Blockchain and smart contracts for food traceability

Italy


The Law Decree simplifying procedures for businesses and public administration (DL Semplificazioni), as converted by Law no. 12/2019 published in the Official Gazette on 14 February 2019, introduces the normative definition of technology based on distributed registers, better known as Blockchain, into the Italian legal system.

Art. 8-ter of the Conversion Law provides the first definition of blockchains as "technologies based on distributed registers", indicating them as "technologies and computer protocols that use a shared, distributed, replicable, simultaneously accessible, architecturally decentralized register on cryptographic bases, such as to allow the registration, validation, updating and storage of data both in clear and further protected by cryptography verifiable by each participant, not alterable and not modifiable".
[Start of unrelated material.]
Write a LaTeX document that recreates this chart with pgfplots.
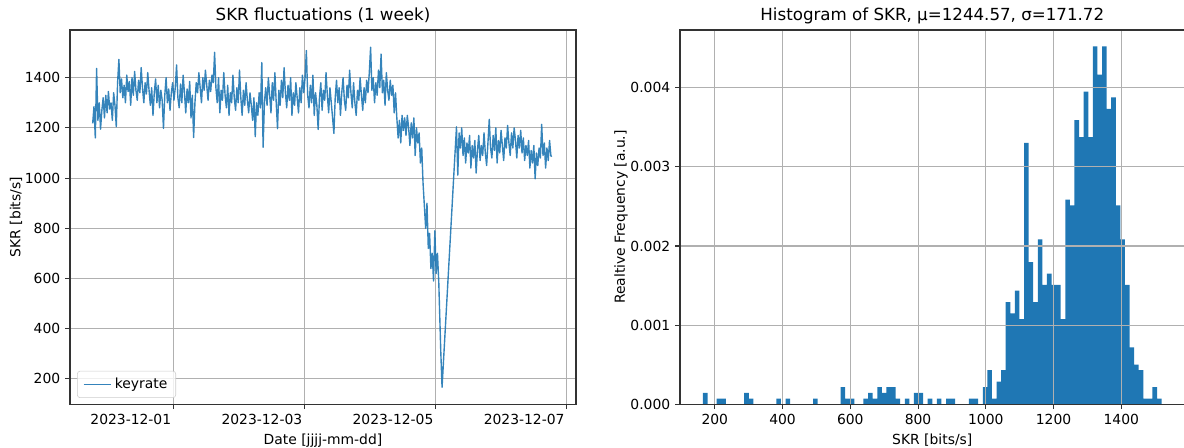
\documentclass[border=0pt]{standalone}
\usepackage{fontspec}
\setmainfont{DejaVu Sans}
\usepackage{pgfplots}
\pgfplotsset{compat=1.18}
\definecolor{mplblue}{HTML}{1F77B4}
\definecolor{gridgray}{HTML}{B0B0B0}
\pgfplotsset{
  mpl/.style={
    scale only axis,
    axis line style={line width=0.8pt, black!80},
    tick pos=left,
    tick align=outside,
    major tick length=3.5pt,
    every tick/.style={line width=0.8pt, black!80},
    grid=major,
    grid style={line width=0.8pt, gridgray},
    tick label style={font=\fontsize{10}{12}\selectfont},
    label style={font=\fontsize{10}{12}\selectfont},
    ylabel style={yshift=-5pt},
    title style={font=\fontsize{12}{14}\selectfont, at={(0.5,1)}, anchor=base, yshift=1pt},
    /pgf/number format/assume math mode=true,
  }
}
\begin{document}
\begin{tikzpicture}[x=1pt,y=1pt]
\useasboundingbox (0,0) rectangle (852.48,322.56);
\begin{axis}[mpl,
  at={(50.4pt,31.46pt)}, anchor=south west,
  width=364.3pt, height=269.5pt,
  xmin=-1.576, xmax=6.143, ymin=99, ymax=1590,
  xtick={0,2,4,6},
  xticklabels={2023-12-01,2023-12-03,2023-12-05,2023-12-07},
  xticklabel style={anchor=north east, xshift=2pt},
  ytick={200,400,600,800,1000,1200,1400},
  yticklabel style={/pgf/number format/1000 sep={}},
  title={SKR fluctuations (1 week)},
  xlabel={Date [jjjj-mm-dd]},
  ylabel={SKR [bits/s]},
  legend style={at={(0.014,0.017)}, anchor=south west, draw=black!20, rounded corners=2pt, font=\fontsize{10}{12}\selectfont, inner xsep=4pt, inner ysep=3pt, fill=white, fill opacity=0.8, text opacity=1},
  legend image code/.code={\draw[#1] (0pt,0pt) -- (20pt,0pt);},
]
\addplot[color=mplblue, line width=1pt, opacity=0.9, line join=round] coordinates {
(-1.23,1218)(-1.21,1285)(-1.19,1160)(-1.17,1437)(-1.15,1230)(-1.13,1300)(-1.11,1195)(-1.09,1270)(-1.07,1320)(-1.05,1240)(-1.03,1330)(-1.01,1260)(-0.99,1345)(-0.97,1275)(-0.95,1300)(-0.93,1230)(-0.91,1340)(-0.89,1290)
(-0.87,1205)(-0.85,1380)(-0.83,1473)(-0.81,1340)(-0.79,1395)(-0.77,1320)(-0.75,1370)(-0.73,1300)(-0.71,1410)(-0.69,1345)(-0.67,1385)(-0.65,1290)(-0.63,1400)(-0.61,1330)(-0.59,1425)(-0.57,1350)(-0.55,1310)(-0.53,1390)(-0.51,1340)(-0.49,1440)(-0.47,1360)(-0.45,1300)(-0.43,1380)(-0.41,1335)(-0.39,1420)(-0.37,1350)
(-0.35,1290)(-0.33,1360)(-0.31,1250)(-0.29,1340)(-0.27,1395)(-0.25,1300)(-0.23,1370)(-0.21,1280)(-0.19,1350)(-0.17,1310)(-0.15,1198)(-0.13,1330)(-0.11,1400)(-0.09,1300)(-0.07,1355)(-0.05,1270)(-0.03,1340)(-0.01,1380)(0.01,1310)(0.03,1360)(0.05,1451)(0.07,1320)(0.09,1280)(0.11,1375)(0.13,1300)(0.15,1410)(0.17,1340)(0.19,1260)(0.21,1355)(0.23,1300)(0.25,1385)(0.27,1240)(0.29,1330)
(0.31,1162)(0.33,1300)(0.35,1380)(0.37,1340)(0.39,1420)(0.41,1360)(0.43,1300)(0.45,1400)(0.47,1350)(0.49,1430)(0.51,1370)(0.53,1310)(0.55,1390)(0.57,1345)(0.59,1410)
(0.61,1380)(0.63,1501)(0.65,1360)(0.67,1300)(0.69,1400)(0.71,1260)(0.73,1350)(0.75,1310)(0.77,1420)(0.79,1330)(0.81,1280)(0.83,1370)(0.85,1250)(0.87,1340)(0.89,1300)(0.91,1410)(0.93,1320)(0.95,1270)(0.97,1360)(0.99,1300)(1.01,1430)(1.03,1320)(1.05,1250)(1.07,1350)(1.09,1290)(1.11,1380)(1.13,1310)(1.15,1260)(1.17,1340)(1.19,1290)(1.21,1230)(1.23,1320)
(1.25,1165)(1.27,1300)(1.29,1250)(1.31,1340)(1.33,1280)(1.35,1460)(1.37,1123)(1.39,1300)
(1.41,1360)(1.43,1290)(1.45,1400)(1.47,1330)(1.49,1260)(1.51,1380)(1.53,1310)(1.55,1420)(1.57,1300)(1.59,1197)(1.61,1350)(1.63,1290)(1.65,1390)(1.67,1320)(1.69,1440)(1.71,1340)(1.73,1280)(1.75,1370)(1.77,1310)(1.79,1400)(1.81,1250)(1.83,1340)(1.85,1290)(1.87,1380)(1.89,1320)(1.91,1260)(1.93,1360)(1.95,1300)(1.97,1410)(1.99,1340)
(2.01,1400)(2.03,1508)(2.05,1330)(2.07,1280)(2.09,1370)(2.11,1300)(2.13,1410)(2.15,1250)(2.17,1340)(2.19,1290)(2.21,1194)(2.23,1320)(2.25,1380)(2.27,1270)(2.29,1350)(2.31,1310)(2.33,1420)(2.35,1330)(2.37,1260)(2.39,1360)(2.41,1300)(2.43,1240)(2.45,1178)(2.47,1320)(2.49,1390)(2.51,1300)(2.53,1360)(2.55,1250)(2.57,1340)(2.59,1400)(2.61,1310)(2.63,1270)(2.65,1370)(2.67,1320)(2.69,1430)(2.71,1340)(2.73,1280)(2.75,1380)(2.77,1300)(2.79,1250)(2.81,1350)(2.83,1310)(2.85,1400)(2.87,1330)(2.89,1270)(2.91,1360)(2.93,1300)(2.95,1390)(2.97,1340)(2.99,1420)
(3.01,1521)(3.03,1350)(3.05,1400)(3.07,1300)(3.09,1380)(3.11,1330)(3.13,1430)(3.15,1360)(3.17,1494)(3.19,1340)(3.21,1390)(3.23,1290)(3.25,1420)(3.27,1350)(3.29,1310)(3.31,1390)(3.33,1330)(3.35,1370)(3.37,1260)(3.39,1340)
(3.41,1240)(3.43,1160)(3.45,1230)(3.47,1140)(3.49,1250)(3.51,1190)(3.53,1240)(3.55,1170)(3.57,1250)(3.59,1200)(3.61,1130)(3.63,1220)(3.65,1160)(3.67,1240)(3.69,1090)(3.71,1200)(3.73,1140)(3.75,1180)(3.77,1060)(3.79,1120)
(3.81,980)(3.83,890)(3.85,800)(3.87,900)(3.89,720)(3.91,780)(3.93,640)(3.95,700)(3.97,590)(3.99,790)(4.01,620)(4.03,700)(4.05,585)(4.08,313)(4.10,167)(4.32,1204)
(4.34,1012)(4.36,1180)(4.38,1120)(4.40,1200)(4.42,1090)(4.44,1160)(4.46,1060)(4.48,1140)(4.50,1100)(4.52,1170)(4.54,1040)(4.56,1130)(4.58,1080)(4.60,1150)(4.62,1020)(4.64,1110)(4.66,1170)(4.68,1070)(4.70,1130)(4.72,1090)(4.74,1180)(4.76,1100)(4.78,1050)(4.80,1140)(4.82,1234)(4.84,1120)(4.86,1080)(4.88,1170)(4.90,1110)(4.92,1200)(4.94,1060)(4.96,1150)(4.98,1100)(5.00,1190)(5.02,1130)(5.04,1070)(5.06,1160)(5.08,1120)(5.10,1210)(5.12,1140)(5.14,1090)(5.16,1180)(5.18,1120)(5.20,1200)(5.22,1150)(5.24,1080)(5.26,1170)(5.28,1120)(5.30,1190)(5.32,1100)(5.34,1160)(5.36,1070)(5.38,1130)(5.40,1090)(5.42,1150)(5.44,1040)(5.46,1110)(5.48,1060)(5.50,1130)(5.52,997)(5.54,1100)(5.56,1050)(5.58,1120)(5.60,1080)(5.62,1214)(5.64,1090)(5.66,1140)(5.68,1040)(5.70,1120)(5.72,1070)(5.74,1150)(5.76,1090)(5.77,1085)
};
\addlegendentry{keyrate}
\end{axis}
\begin{axis}[mpl,
  at={(489.6pt,31.46pt)}, anchor=south west,
  width=363.3pt, height=269.5pt,
  axis on top,
  xmin=97.3, xmax=1586.7, ymin=0, ymax=0.004729,
  xtick={200,400,600,800,1000,1200,1400},
  ytick={0,0.001,0.002,0.003,0.004},
  scaled y ticks=false,
  yticklabel style={/pgf/number format/.cd, fixed, fixed zerofill, precision=3},
  xticklabel style={/pgf/number format/1000 sep={}},
  title={Histogram of SKR, μ=1244.57, σ=171.72},
  xlabel={SKR [bits/s]},
  ylabel={Realtive Frequency [a.u.]},
]
\addplot[ybar, bar width=13.54, bar shift=0pt, fill=mplblue, draw=none] coordinates {
(171.77,0.0001436)(212.39,0.0000718)(225.93,0.0000718)(293.63,0.0001436)(307.17,0.0000718)
(388.41,0.0000718)(415.49,0.0000718)(496.73,0.0000718)(577.97,0.0002154)(591.51,0.0000718)
(605.05,0.0000718)(645.67,0.0000718)(659.21,0.0001436)(672.75,0.0000718)(686.29,0.0002154)
(699.83,0.0001436)(713.37,0.0002154)(726.91,0.0002154)(740.45,0.0000718)(767.53,0.0000718)
(794.61,0.0001436)(808.15,0.0001436)(835.23,0.0000718)(862.31,0.0000718)(889.39,0.0000718)
(902.93,0.0000718)(957.09,0.0000718)(970.63,0.0000718)(997.71,0.0002154)(1011.25,0.0004308)
(1024.79,0.0000718)(1038.33,0.0002872)(1051.87,0.0004308)(1065.41,0.0012924)(1078.95,0.0011488)
(1092.49,0.001436)(1106.03,0.001077)(1119.57,0.0033028)(1133.11,0.001795)(1146.65,0.0012924)
(1160.19,0.0020822)(1173.73,0.0015078)(1187.27,0.0016514)(1200.81,0.0015078)(1214.35,0.0015078)
(1227.89,0.001077)(1241.43,0.0025848)(1254.97,0.002513)(1268.51,0.00359)(1282.05,0.0033746)
(1295.59,0.003949)(1309.13,0.0033746)(1322.67,0.0045234)(1336.21,0.0041644)(1349.75,0.0045234)
(1363.29,0.0037336)(1376.83,0.0038772)(1390.37,0.002513)(1403.91,0.0020822)(1417.45,0.0015078)
(1430.99,0.000718)(1444.53,0.0005026)(1458.07,0.0004308)(1471.61,0.0000718)(1485.15,0.0000718)
(1498.69,0.0002154)(1512.23,0.0000718)
};
\end{axis}
\end{tikzpicture}
\end{document}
A technology initially linked to bitcoin transactions, but of great interest in different application areas where the implementation of a shared register between private individuals - in which each participant in the chain, under their own responsibility, can add information in relation to their area of expertise - can represent an added value, which is then given a regulatory form.

It is precisely the decentralization in the formation of shared registers and the unchangeability of the information entered by the operators that would seem to guarantee the transparency of the information made available to users.

Mass Retail Channel of the food sector has already begun to use blockchain technology, making information available to consumers in order to allow the food chain to be fully transparent and traceable, far beyond what is shown on the label. At the moment, it is an opportunity that regards only specific categories of marketed products, but it allows consumers to be aware of the entire life of the product they are going to purchase.

Having a technological tool defined by the law provides an increase of the level of knowledge and awareness of the purchases, but this is only one possibility for a major change in the information system to consumers and their use for the protection of some products identified by a certain process or from the origin of a food product.

The protection of Made in Italy stands only benefit from the distributed registers: not only the indications on the label, but the entire supply chain will become traceable through a public consultation register that contains all the information entered by the subjects having a relevant relation with the product.

With reference to the identification requirements and for further aspects related to the operations of the distributed registers, the Agency for Digital Italy (AGID) will issue Guidelines within ninety days from the date of entry into force of the law converting the decree. Within the same term AGID will have to identify the technical standards that the technologies based on distributed registers must meet for the purposes of producing the legal effect of electronic time stamps.

It is expected that the necessary rules will be set for the proper management of the distributed registers and, above all, the definition of the rights and liabilities of those who enter information in the register. This is mainly due to the fact that the DL gives to the information included in the distributed registers the legal effect of electronic time stamps as per art. 41 of the Regulation (EU) n. 910/2014, and namely:

  • having legal effect and admissibility as evidence in legal proceedings;
  • having the presumption of the integrity and the accuracy of the date/time in which they are filed;
  • be recognized in all Member States.

The parts of a blockchain must have a contractual regulation for operating within a blockchain. For this purpose, the so-called "smart contract", also regulated and defined by the DL Semplificazioni, may work towards this purpose. Smart contracts are the "computer program operating on technologies based on distributed registers and whose execution automatically binds two or more parts on the basis of predefined effects."

Smart contracts are equivalent to physical contracts and should contain terms and conditions for the operation of a distributed register; as such, it satisfies the requirement of the written form where required by the law. Standardization of provisions applicable to specific sectors or particular cases shall now be investigated, with a decreased risk of discretion on the interpretation and on the effects of the instruments themselves.